Doble moral.
En el cine de hoy (ni hablar de las series) hay una obligación de aparecer yuxtapuesto al cine del pasado, quizá sea una acción inconsciente en el hacer que libera la carga nostálgica o una forma intrínseca de conectar con un público que también vive en un estado de buceo hacia un consumo anterior. Es decir, es el viejo camino de la doble articulación entre la producción y el reconocimiento el que provoca este direccionamiento a -en el mejor de los casos- reinventar lo inventado (por supuesto que la falta de ideas de Hollywood expande este fenómeno de la nostalgia). La diferencia en la utilización de esta recurrencia actual la hacen los autores, o al menos, los directores que tienen una perspectiva retórica menos industrial (el caso de Ryan Coogler con Creed, otro producto reciente del cine nostálgico). Todd Phillips tiene, al menos en la teoría, una visión que pretende escaparle a la media por dos motivos: en primer lugar Amigos de Armas tiene la materia prima para convertirse en una Scarface del siglo XXI pero las referencias a la mítica película de Brian De Palma operan en modo de cultura pop, en un discurso propio que se enuncia para pintar el fresco de una época, la de la invasión a Irak durante las dos presidencias de George W. Bush. El otro motivo es incorporar sus propios elementos, más asociados a la comedia americana de los últimos años pero especialmente a una manera de representar el ascenso/ descenso/ redención vinculada al cine de Scorsese.

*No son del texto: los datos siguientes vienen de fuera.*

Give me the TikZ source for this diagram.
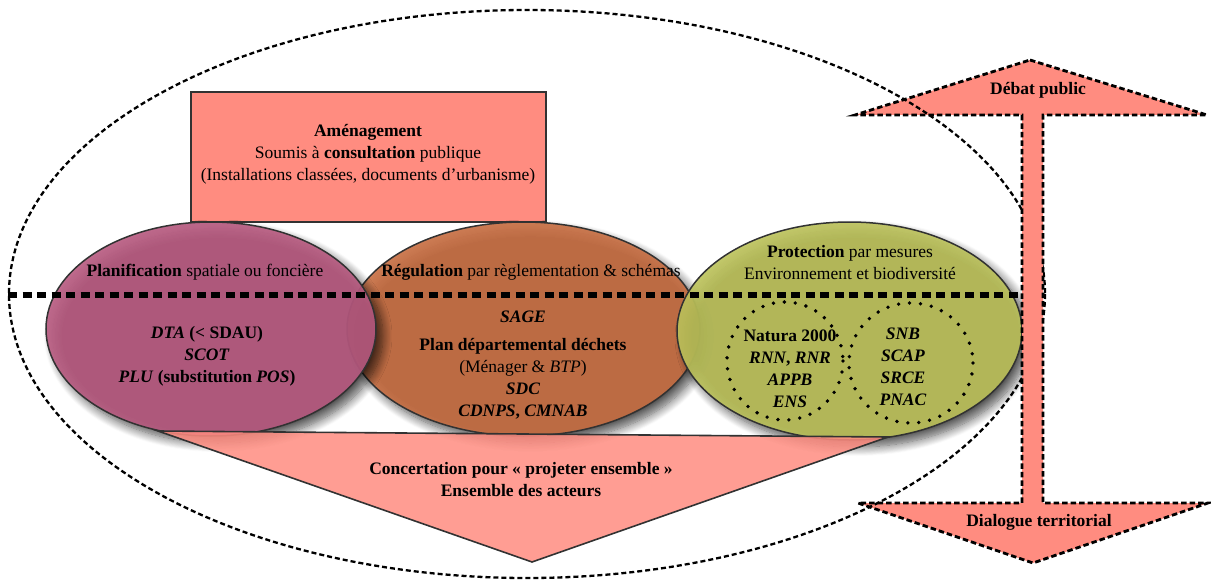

Amigos de Armas no es una película sobre el tráfico de armas, ni tampoco es del todo una descripción del sistema de licitaciones de armas que implementó el gobierno de Estados Unidos para cubrir la alta demanda durante la invasión a Irak, porque el direccionamiento de Phillips tiene su mira puesta en la relación entre sus dos personajes principales: David (Miles Teller) y Efraim (Jonah Hill). El primero es un clásico marginado del sistema que busca dar en el clavo a través de negocios poco potables, el segundo es un hábil rastreador de vacíos legales, aprovechando esa falencia en las licitaciones para hacerse de las “migas” que los grandes vendedores de armas ignoran. La traición, la desconfianza y la fachada para lograr objetivos egoístas motorizan la historia, así como le sucedía a Tony Montana en Scarface, por eso se comprende la sustitución del film de De Palma por El Señor de la Guerra (la película de 2005 que el Efraim de la vida real citaba continuamente). Phillips prioriza el vínculo de un marginado por el sistema (a priori el hombre de buenas intenciones) y un hábil rastreador de huecos legales y manipulador, sin ignorar por completo el contexto de la invasión a Irak. En la mirada sobre las relaciones humanas hay también, siguiendo el concepto de reconvertir ideas, una remodelación del “sueño americano”, cuya principal característica es la de lograrlo bajo una dinámica más frenética.
El guión es otro de los grandes méritos de Amigos de Armas porque parece ser consciente de qué elementos tomar de la historia real y qué otros producir para generar la clásica “licencia dramática”, además de ser funcional al ritmo que Phillips pretende brindarle al relato, el cual avanza in crescendo. El puñado de apariciones de Bradley Cooper contornea a un personaje que aparece (y desaparece) como un nexo para el logro de ese sueño de David y Efraim, el de hacerse con la licitación más grande de toda la guerra. Sin embargo, la fortaleza de este personaje oscuro está en el fuera de campo, en la ausencia. El director, para presentar a este ser sombrío, vuelve a Las Vegas (recordemos que Phillips es el mismo de la trilogía ¿Qué Pasó Ayer?) pero su representación de “la ciudad del pecado” aquí es lúgubre porque reposa su cámara en los rincones de los casinos, en esos espacios en los que los traficantes más ricos, sofisticados y mejores vistos por el público general se muestran para ofrecer legalmente sus mercancías y servicios en pos de saciar la demanda armamentista. La secuencia en la convención de armas tiene una construcción visual similar a la de un documental o a la de un informe periodístico. En la escena final, Phillips tira de un golpe amargo la posibilidad de una redención para abrir la puerta de la ambigüedad en los protagonistas, una marca trazada invisiblemente a lo largo de toda la historia.